* [Records for processing]
==============================

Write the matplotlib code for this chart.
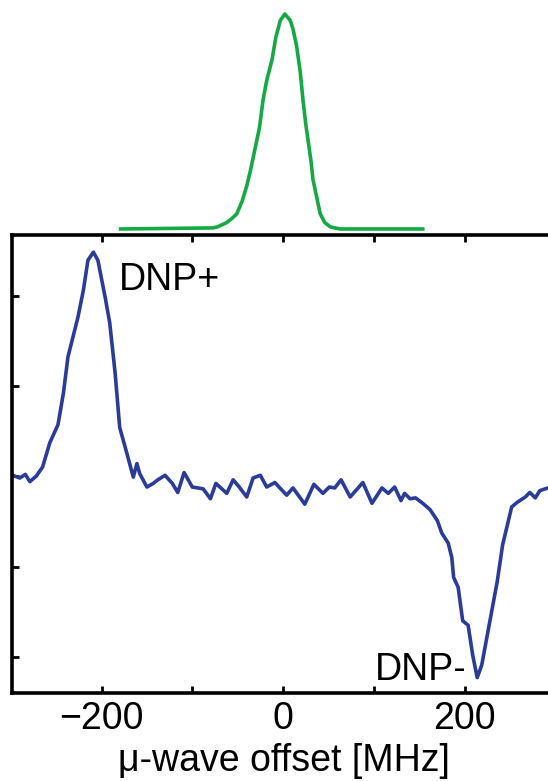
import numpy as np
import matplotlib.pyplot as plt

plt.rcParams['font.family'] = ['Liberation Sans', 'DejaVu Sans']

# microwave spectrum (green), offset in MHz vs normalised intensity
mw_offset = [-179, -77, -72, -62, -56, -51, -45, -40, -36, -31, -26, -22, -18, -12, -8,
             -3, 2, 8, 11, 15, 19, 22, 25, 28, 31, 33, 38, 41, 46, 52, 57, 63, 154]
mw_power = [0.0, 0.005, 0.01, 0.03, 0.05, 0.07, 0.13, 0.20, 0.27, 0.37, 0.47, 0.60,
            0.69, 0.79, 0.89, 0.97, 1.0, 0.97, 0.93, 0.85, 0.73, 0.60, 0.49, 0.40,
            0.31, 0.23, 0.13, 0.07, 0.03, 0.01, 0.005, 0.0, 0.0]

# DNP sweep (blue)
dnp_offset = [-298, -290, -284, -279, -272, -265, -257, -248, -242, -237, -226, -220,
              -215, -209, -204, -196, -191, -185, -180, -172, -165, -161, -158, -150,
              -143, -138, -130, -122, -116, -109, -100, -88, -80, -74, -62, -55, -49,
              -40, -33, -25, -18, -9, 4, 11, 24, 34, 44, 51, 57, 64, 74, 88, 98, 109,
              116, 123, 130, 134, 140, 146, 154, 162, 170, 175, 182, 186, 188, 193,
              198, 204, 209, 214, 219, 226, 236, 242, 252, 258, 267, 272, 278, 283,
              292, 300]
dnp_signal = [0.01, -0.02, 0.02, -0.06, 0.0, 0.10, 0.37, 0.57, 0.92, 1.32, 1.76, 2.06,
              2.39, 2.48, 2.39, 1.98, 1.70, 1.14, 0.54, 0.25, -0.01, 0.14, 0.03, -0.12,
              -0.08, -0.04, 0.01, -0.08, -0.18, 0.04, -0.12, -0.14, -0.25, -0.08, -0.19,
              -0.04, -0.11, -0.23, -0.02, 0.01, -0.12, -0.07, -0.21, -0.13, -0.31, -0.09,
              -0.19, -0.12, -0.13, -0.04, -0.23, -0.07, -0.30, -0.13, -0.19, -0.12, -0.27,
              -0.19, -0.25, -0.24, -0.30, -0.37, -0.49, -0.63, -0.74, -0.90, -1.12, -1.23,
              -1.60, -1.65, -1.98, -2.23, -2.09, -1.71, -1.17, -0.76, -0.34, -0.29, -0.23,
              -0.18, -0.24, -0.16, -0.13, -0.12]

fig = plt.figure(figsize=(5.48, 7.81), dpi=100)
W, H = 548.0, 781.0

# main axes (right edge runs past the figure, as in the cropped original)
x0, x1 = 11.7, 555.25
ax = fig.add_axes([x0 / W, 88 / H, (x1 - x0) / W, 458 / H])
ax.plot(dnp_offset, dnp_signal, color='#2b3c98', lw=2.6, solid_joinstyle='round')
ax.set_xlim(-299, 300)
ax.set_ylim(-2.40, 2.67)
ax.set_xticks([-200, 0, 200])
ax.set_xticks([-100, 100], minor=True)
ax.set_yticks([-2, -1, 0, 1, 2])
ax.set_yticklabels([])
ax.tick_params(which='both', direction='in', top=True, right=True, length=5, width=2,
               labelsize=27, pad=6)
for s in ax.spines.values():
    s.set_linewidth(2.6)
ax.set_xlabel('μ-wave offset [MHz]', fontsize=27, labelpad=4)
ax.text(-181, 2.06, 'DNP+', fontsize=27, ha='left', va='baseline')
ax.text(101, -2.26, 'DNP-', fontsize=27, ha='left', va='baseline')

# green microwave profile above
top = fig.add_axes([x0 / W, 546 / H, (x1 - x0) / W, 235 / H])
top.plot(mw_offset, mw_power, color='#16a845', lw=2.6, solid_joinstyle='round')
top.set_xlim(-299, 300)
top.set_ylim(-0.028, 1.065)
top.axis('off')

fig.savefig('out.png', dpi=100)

==============================

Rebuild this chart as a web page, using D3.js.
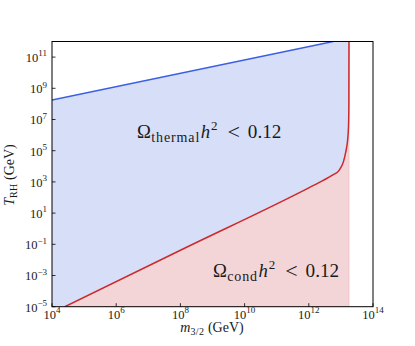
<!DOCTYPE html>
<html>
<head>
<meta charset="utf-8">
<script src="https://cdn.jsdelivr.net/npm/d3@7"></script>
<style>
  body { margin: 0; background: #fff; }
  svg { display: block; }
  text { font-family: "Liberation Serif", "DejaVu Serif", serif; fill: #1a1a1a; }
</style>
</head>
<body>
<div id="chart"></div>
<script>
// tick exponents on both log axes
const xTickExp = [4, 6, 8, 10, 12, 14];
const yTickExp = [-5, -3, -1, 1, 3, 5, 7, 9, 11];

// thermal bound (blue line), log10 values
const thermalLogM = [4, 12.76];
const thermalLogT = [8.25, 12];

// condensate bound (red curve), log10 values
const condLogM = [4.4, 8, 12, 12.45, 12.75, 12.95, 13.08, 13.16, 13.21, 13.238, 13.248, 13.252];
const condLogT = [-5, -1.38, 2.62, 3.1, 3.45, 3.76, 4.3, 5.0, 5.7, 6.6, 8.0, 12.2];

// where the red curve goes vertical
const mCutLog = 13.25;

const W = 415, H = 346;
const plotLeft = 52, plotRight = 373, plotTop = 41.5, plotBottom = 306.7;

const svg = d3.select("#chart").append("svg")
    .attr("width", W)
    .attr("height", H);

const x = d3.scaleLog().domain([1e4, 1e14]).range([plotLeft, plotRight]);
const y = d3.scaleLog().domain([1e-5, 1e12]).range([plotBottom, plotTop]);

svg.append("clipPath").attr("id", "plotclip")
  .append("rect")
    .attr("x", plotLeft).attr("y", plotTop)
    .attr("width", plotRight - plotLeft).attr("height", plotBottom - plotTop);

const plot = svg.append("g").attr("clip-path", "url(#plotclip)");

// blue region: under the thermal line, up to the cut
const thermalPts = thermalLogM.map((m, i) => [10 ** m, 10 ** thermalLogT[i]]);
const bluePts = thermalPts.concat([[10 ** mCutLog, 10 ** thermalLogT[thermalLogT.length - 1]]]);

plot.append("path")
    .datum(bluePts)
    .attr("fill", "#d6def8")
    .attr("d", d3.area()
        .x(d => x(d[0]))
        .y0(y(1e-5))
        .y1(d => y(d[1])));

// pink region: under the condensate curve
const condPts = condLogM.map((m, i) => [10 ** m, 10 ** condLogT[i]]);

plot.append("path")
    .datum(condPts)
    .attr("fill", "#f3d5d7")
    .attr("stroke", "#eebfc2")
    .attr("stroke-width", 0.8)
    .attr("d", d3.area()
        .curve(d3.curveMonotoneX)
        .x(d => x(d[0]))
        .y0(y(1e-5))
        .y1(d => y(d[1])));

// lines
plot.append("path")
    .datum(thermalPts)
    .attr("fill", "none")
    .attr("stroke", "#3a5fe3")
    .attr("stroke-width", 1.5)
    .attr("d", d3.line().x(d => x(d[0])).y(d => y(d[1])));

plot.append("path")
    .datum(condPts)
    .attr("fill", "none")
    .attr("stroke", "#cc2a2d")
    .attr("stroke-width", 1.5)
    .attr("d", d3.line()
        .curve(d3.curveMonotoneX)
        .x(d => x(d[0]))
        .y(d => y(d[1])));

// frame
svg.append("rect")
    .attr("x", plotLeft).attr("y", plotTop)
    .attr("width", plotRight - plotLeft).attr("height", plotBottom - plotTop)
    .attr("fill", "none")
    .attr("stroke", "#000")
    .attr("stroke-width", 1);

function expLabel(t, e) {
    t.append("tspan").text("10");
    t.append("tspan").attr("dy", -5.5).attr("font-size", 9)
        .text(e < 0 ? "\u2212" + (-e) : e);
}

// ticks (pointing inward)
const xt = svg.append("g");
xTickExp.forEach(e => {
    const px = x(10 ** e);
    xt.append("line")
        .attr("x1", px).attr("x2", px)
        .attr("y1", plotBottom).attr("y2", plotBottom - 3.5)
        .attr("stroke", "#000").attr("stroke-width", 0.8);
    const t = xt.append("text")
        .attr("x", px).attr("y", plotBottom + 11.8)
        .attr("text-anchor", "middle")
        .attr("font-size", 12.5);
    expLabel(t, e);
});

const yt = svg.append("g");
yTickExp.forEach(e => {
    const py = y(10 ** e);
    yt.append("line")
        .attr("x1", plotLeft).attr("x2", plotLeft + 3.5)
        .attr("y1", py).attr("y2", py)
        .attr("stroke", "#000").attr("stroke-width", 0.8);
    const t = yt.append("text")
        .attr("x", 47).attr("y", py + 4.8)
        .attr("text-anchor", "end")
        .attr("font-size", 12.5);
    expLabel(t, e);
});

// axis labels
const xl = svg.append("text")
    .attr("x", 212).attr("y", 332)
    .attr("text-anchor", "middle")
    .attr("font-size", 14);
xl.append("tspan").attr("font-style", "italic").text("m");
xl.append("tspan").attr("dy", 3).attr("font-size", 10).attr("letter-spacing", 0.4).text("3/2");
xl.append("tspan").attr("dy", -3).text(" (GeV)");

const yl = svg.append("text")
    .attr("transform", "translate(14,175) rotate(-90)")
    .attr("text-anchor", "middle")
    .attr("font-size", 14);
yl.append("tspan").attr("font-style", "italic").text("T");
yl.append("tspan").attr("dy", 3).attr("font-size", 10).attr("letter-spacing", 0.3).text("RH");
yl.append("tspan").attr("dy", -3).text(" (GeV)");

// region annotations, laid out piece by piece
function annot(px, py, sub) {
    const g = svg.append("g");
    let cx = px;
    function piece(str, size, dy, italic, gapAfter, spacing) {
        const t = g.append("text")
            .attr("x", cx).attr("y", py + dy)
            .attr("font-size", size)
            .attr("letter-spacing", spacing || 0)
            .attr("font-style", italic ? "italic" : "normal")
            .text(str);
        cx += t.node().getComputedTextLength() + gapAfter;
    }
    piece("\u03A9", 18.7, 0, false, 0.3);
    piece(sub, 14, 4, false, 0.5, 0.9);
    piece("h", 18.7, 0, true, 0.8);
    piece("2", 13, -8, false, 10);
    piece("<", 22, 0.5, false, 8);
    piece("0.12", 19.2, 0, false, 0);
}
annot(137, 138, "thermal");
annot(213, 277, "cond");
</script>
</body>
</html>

==============================

* [Set problem] Nothing but the lines from the one with "Write the matplotlib code for this chart." through the one with "0.31, 0.23, 0.13, 0.07, 0.03, 0.01, 0.005, 0.0, 0.0]" is to be copied, exactly and ends included. Leave pictures out.

* [Written response]
Write the matplotlib code for this chart.
import numpy as np
import matplotlib.pyplot as plt

plt.rcParams['font.family'] = ['Liberation Sans', 'DejaVu Sans']

# microwave spectrum (green), offset in MHz vs normalised intensity
mw_offset = [-179, -77, -72, -62, -56, -51, -45, -40, -36, -31, -26, -22, -18, -12, -8,
             -3, 2, 8, 11, 15, 19, 22, 25, 28, 31, 33, 38, 41, 46, 52, 57, 63, 154]
mw_power = [0.0, 0.005, 0.01, 0.03, 0.05, 0.07, 0.13, 0.20, 0.27, 0.37, 0.47, 0.60,
            0.69, 0.79, 0.89, 0.97, 1.0, 0.97, 0.93, 0.85, 0.73, 0.60, 0.49, 0.40,
            0.31, 0.23, 0.13, 0.07, 0.03, 0.01, 0.005, 0.0, 0.0]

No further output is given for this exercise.